SِEOUL: The Pentagon’s number three official hailed South Korea as a “model ally” as he met with local counterparts in Seoul on Monday, days after Washington’s new defense strategy called for reduced support for partners overseas.
Under Secretary of Defense for Policy Elbridge Colby arrived in South Korea on Monday and is seen as a key proponent of President Donald Trump’s “America First” foreign policy.
That policy — detailed in Washington’s 2026 National Defense Strategy (NDS) released last week — calls for the United States to prioritize deterring China and for long-standing US allies to take “primary responsibility” for their own defense.
Arriving in Seoul on his first overseas trip as the Pentagon’s number three official, Colby in a post on X called South Korea a “model ally.”

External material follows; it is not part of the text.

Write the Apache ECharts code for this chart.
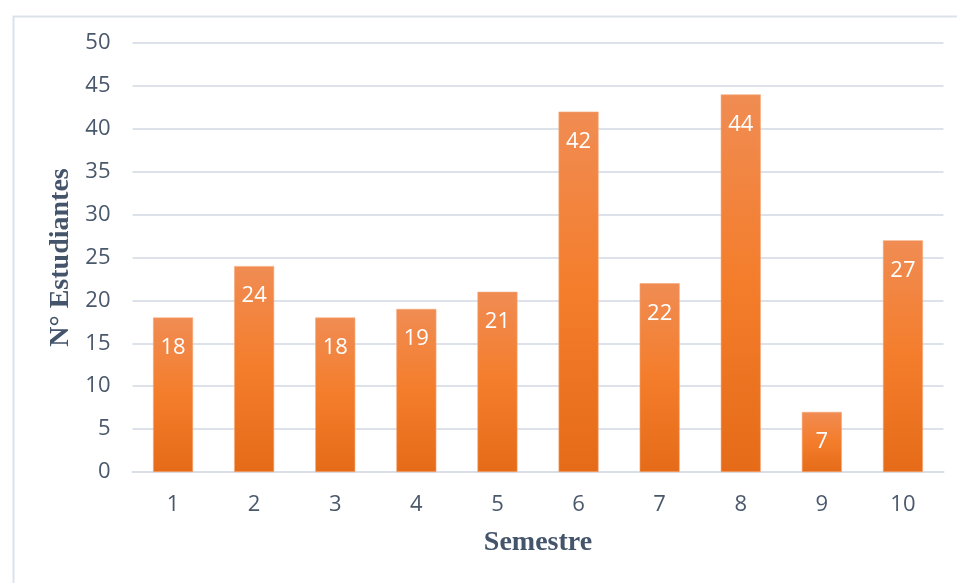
<!DOCTYPE html>
<html>
<head>
<meta charset="utf-8">
<script src="https://cdn.jsdelivr.net/npm/echarts@6/dist/echarts.min.js"></script>
<style>
  html, body { margin: 0; padding: 0; background: #ffffff; }
  #chart { width: 957px; height: 583px; }
</style>
</head>
<body>
<div id="chart"></div>
<script>
// Students per semester
const semesters = ['1', '2', '3', '4', '5', '6', '7', '8', '9', '10'];
const students = [18, 24, 18, 19, 21, 42, 22, 44, 7, 27];
const yTicks = { min: 0, max: 50, interval: 5 };

const chart = echarts.init(document.getElementById('chart'), null, { renderer: 'canvas' });

const barGradient = new echarts.graphic.LinearGradient(0, 0, 0, 1, [
  { offset: 0, color: '#F08C53' },
  { offset: 0.5, color: '#F47D2B' },
  { offset: 1, color: '#E56B18' }
]);

chart.setOption({
  animation: false,
  backgroundColor: '#ffffff',
  graphic: [{
    type: 'rect',
    left: 11, top: 14,
    shape: { width: 1000, height: 620 },
    style: { fill: 'none', stroke: '#DCE2EC', lineWidth: 2 },
    silent: true
  }],
  grid: { left: 132.5, right: 13.5, top: 43, bottom: 111 },
  xAxis: {
    type: 'category',
    data: semesters,
    name: 'Semestre',
    nameLocation: 'middle',
    nameGap: 57,
    nameTextStyle: { fontFamily: 'Liberation Serif', fontWeight: 'bold', fontSize: 28, color: '#44546A' },
    axisLine: { show: true, lineStyle: { color: '#D9DEE7', width: 2 } },
    axisTick: { show: false },
    axisLabel: { fontFamily: 'Open Sans', fontSize: 22, color: '#4A586C', margin: 22 }
  },
  yAxis: {
    type: 'value',
    min: yTicks.min, max: yTicks.max, interval: yTicks.interval,
    name: 'N° Estudiantes',
    nameLocation: 'middle',
    nameGap: 56,
    nameTextStyle: { fontFamily: 'Liberation Serif', fontWeight: 'bold', fontSize: 28, color: '#44546A' },
    axisLine: { show: false },
    axisTick: { show: false },
    axisLabel: { fontFamily: 'Open Sans', fontSize: 22, color: '#4A586C', margin: 22 },
    splitLine: { lineStyle: { color: '#DCE1EA', width: 2 } }
  },
  series: [{
    type: 'bar',
    data: students,
    barWidth: 40,
    itemStyle: { color: barGradient, borderColor: '#F7A777', borderWidth: 0.6 },
    label: {
      show: true,
      position: 'insideTop',
      distance: 19,
      fontFamily: 'Open Sans',
      fontSize: 22,
      color: '#FFFFFF'
    }
  }]
});
</script>
</body>
</html>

And he praised President Lee Jae Myung’s pledge to spend 3.5 percent of the country’s GDP on the military.
That decision, he told a forum, “reflects a clear-eyed and sage understanding of how to address the security environment that we all face and how to put our storied and historic alliance on sound footing for the long haul,” according to South Korea’s Yonhap News Agency.
“Such adaptation, such clear-eyed realism about the situation that we face and the need for greater balance in the sharing of burdens, will ensure that deterrence remains credible, sustainable and resilient in this changing world,” he added, according to the agency.
Colby also met Monday with South Korea’s defense and foreign ministers, who touted Seoul’s development of nuclear-powered attack submarines as proof the country was taking more responsibility for its defense.
Details remain murky on where the nuclear submarines will be built, however.
South Korea’s leader said last month it would be “extremely difficult” for them to be built outside the country.
But Trump has insisted they will be built in the United States.
Longstanding treaty allies, ties between the United States and South Korea were forged in the bloodshed of the Korean War.
Washington still stations 28,500 troops in South Korea as a deterrent against the nuclear-armed North.